To give you a more concrete and personal answer: I don't think that you are resigning too late. In fact, 1-2 resigns were too early for my taste. In the game against dailam2008 you resigned being down a knight for a pawn in the opening against a 1377 opponent (!). I don't think players at this level have a technique to justify this action.
The resignation against rezaachmaz in lichess.org/Nrh1tSW5#54 was rather early as well. In lichess.org/p2yxHNJo you could have played on because the opponent was low on time and not moving too fast in the last few moves.

This lichess.org/rbleQGlk/black#81 looks about the right timing.

However...this is only one of many possible angles.

2) If you have small but relevant fighting chances (let's say 2-3% chance to save the game) but you feel like you are wasting your time and not learning anything by playing on, it's ok to resign. Playing on is obviously fine as well.

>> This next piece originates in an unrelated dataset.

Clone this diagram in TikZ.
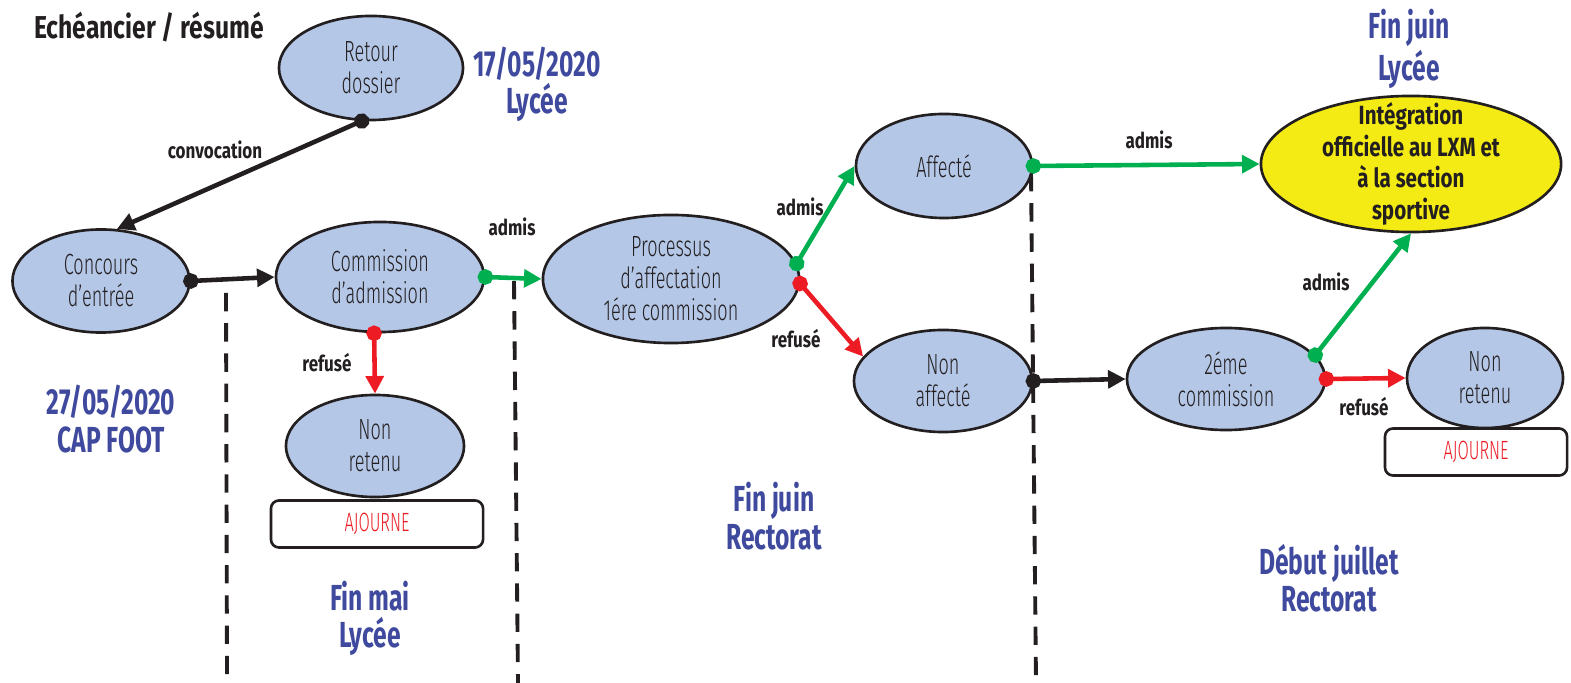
\documentclass[tikz,border=0pt]{standalone}
\usepackage{fontspec}
\setmainfont{Fira Sans Light}[FakeStretch=0.62]
\newfontfamily\fbold{Fira Sans}[FakeStretch=0.78]
\newfontfamily\fblue{Fira Sans}[FakeStretch=0.68]
\usetikzlibrary{shapes.geometric,arrows.meta}
\definecolor{nodefill}{HTML}{B4C7E7}
\definecolor{txt}{HTML}{231F20}
\definecolor{bluelab}{HTML}{3F4A9E}
\definecolor{grn}{HTML}{00B050}
\definecolor{rd}{HTML}{ED1C24}
\definecolor{yel}{HTML}{F5EB14}
\tikzset{
  ell/.style={ellipse, draw=txt, line width=0.75pt, fill=nodefill, inner sep=0pt},
  ntext/.style={font=\fontsize{8.3}{9.1}\selectfont, text=txt, align=center, inner sep=0pt},
  itext/.style={font=\fbold\bfseries\fontsize{7.5}{9}\selectfont, text=txt, align=center, inner sep=0pt},
  lab/.style={font=\fbold\bfseries\fontsize{6.2}{7}\selectfont, text=txt, inner sep=0pt},
  bluelabel/.style={font=\fblue\bfseries\fontsize{10.3}{10.6}\selectfont, text=bluelab, align=center, inner sep=0pt},
  titlestyle/.style={font=\fbold\bfseries\fontsize{9}{10}\selectfont, text=txt, inner sep=0pt},
  ajbox/.style={draw=txt, line width=0.75pt, rounded corners=2.3pt, fill=white, text=rd, font=\fontsize{7.5}{8}\selectfont, inner sep=0pt},
  conn/.style={line width=1.3pt, shorten <=-2.2pt, {Circle[length=4.4pt]}-{Triangle[length=5pt,width=5pt]}},
  divider/.style={draw=txt, line width=1.1pt, dash pattern=on 5.2pt off 3.4pt}
}
\begin{document}
\begin{tikzpicture}[x=0.01cm, y=-0.01cm]
\useasboundingbox (0,0) rectangle (1571,683);

% dividers
\coordinate (d1t) at (226,293); \coordinate (d1b) at (227,683);
\coordinate (d2t) at (514,281); \coordinate (d2b) at (518,683);
\coordinate (d3t) at (1031,173); \coordinate (d3b) at (1036,683);
\draw[divider] (d1t) -- (d1b);
\draw[divider] (d2t) -- (d2b);
\draw[divider] (d3t) -- (d3b);

% title
\node[titlestyle] (title) at (149,27) {Echéancier / résumé};

% nodes
\node[ell, minimum width=1.84cm, minimum height=1.04cm, label={[ntext]center:{Retour\\dossier}}] (ret) at (371,68) {};
\node[ell, minimum width=1.77cm, minimum height=1.03cm, label={[ntext]center:{Concours\\d’entrée}}] (con) at (101,281) {};
\node[ell, minimum width=2.08cm, minimum height=1.10cm, label={[ntext]center:{Commission\\d’admission}}] (comm) at (380,277) {};
\node[ell, minimum width=1.78cm, minimum height=1.02cm, label={[ntext]center:{Non\\retenu}}] (nr1) at (375,446) {};
\node[ell, minimum width=2.56cm, minimum height=1.28cm, label={[ntext]center:{Processus\\d’affectation\\1ére commission}}] (proc) at (671,279) {};
\node[ell, minimum width=1.76cm, minimum height=1.04cm, label={[ntext]center:{Affecté}}] (aff) at (944,166) {};
\node[ell, minimum width=1.78cm, minimum height=1.02cm, label={[ntext]center:{Non\\affecté}}] (naff) at (943,381) {};
\node[ell, fill=yel, minimum width=3.0cm, minimum height=1.36cm, label={[itext]center:{Intégration\\officielle au LXM et\\à la section\\sportive}}] (int) at (1411,164) {};
\node[ell, minimum width=1.98cm, minimum height=1.02cm, label={[ntext]center:{2éme\\commission}}] (sec) at (1226,379) {};
\node[ell, minimum width=1.56cm, minimum height=1.0cm, label={[ntext]center:{Non\\retenu}}] (nr2) at (1485,378) {};

% ajourne boxes
\node[ajbox, minimum width=2.12cm, minimum height=0.47cm] (aj1) at (377,524) {AJOURNE};
\node[ajbox, minimum width=1.82cm, minimum height=0.47cm] (aj2) at (1476,452) {AJOURNE};

% blue date labels
\node[bluelabel] (dt1) at (537,84) {17/05/2020\\Lycée};
\node[bluelabel] (dt2) at (111,419) {27/05/2020\\CAP FOOT};
\node[bluelabel] (dt3) at (370,618) {Fin mai\\Lycée};
\node[bluelabel] (dt4) at (774,516) {Fin juin\\Rectorat};
\node[bluelabel] (dt5) at (1409,49) {Fin juin\\Lycée};
\node[bluelabel] (dt6) at (1329,578) {Début juillet\\Rectorat};

% connectors
\draw[conn, draw=txt] (ret.260) -- (con.73);
\draw[conn, draw=txt] (con.east) -- (comm.west);
\draw[conn, draw=rd] (comm.264) -- (nr1.north);
\draw[conn, draw=grn] (comm.east) -- (proc.west);
\draw[conn, draw=grn] (proc.7) -- (aff.west);
\draw[conn, draw=rd] (proc.-2) -- (naff.163);
\draw[conn, draw=grn] (aff.east) -- (int.west);
\draw[conn, draw=txt] (naff.east) -- (sec.west);
\draw[conn, draw=grn] (sec.15) -- (int.south);
\draw[conn, draw=rd] (sec.east) -- (nr2.west);

% connector labels
\node[lab] (l1) at (215,150) {convocation};
\node[lab] (l2) at (512,227) {admis};
\node[lab] (l3) at (327,363) {refusé};
\node[lab] (l4) at (800,207) {admis};
\node[lab] (l5) at (796,339) {refusé};
\node[lab] (l6) at (1149,140) {admis};
\node[lab] (l7) at (1326,282) {admis};
\node[lab] (l8) at (1364,407) {refusé};
\end{tikzpicture}
\end{document}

3) Aesthetics: Let's say you've found a nice combination and won the opponent's queen and are happy with the game. However, if the opponent thinks thoroughly for 5-10 minutes and makes you play 50 more meaningless moves to take every one of his pieces and queen two another pawns, it's just another one of the "opponent does not resign" games. This is of course a personal opinion, in fact it's ok to employ such "techniques" to have a better chance in the rematch if you so wish.
Resign: When I notice that I spend most of my time on thinking about whether it's correct to resign or not rather than trying to find a good move.

Accept draws: When I'm worse in a one-sided position that I'm not going to win anyway.

Offer draws: When I'm theoretically better in a one-sided position, have tried everything and finally accept the fact that my opponent found a successful defence.

(With "one-sided positions" I mean positions where one side is "playing for 2 results".)
Just curious is it just me, or does 3 0 seem to have more of this 'never resign' mentality than other time controls? Anyway ... it narks me off....lol
If you have time left to ask yourself whether to resign or not, then that time had better be spent before thinking to avoid getting into that kind of position.

As for drawn, only accept it or offer it if it is a clear draw. Otherwise you might as well agree on a draw in the initial position.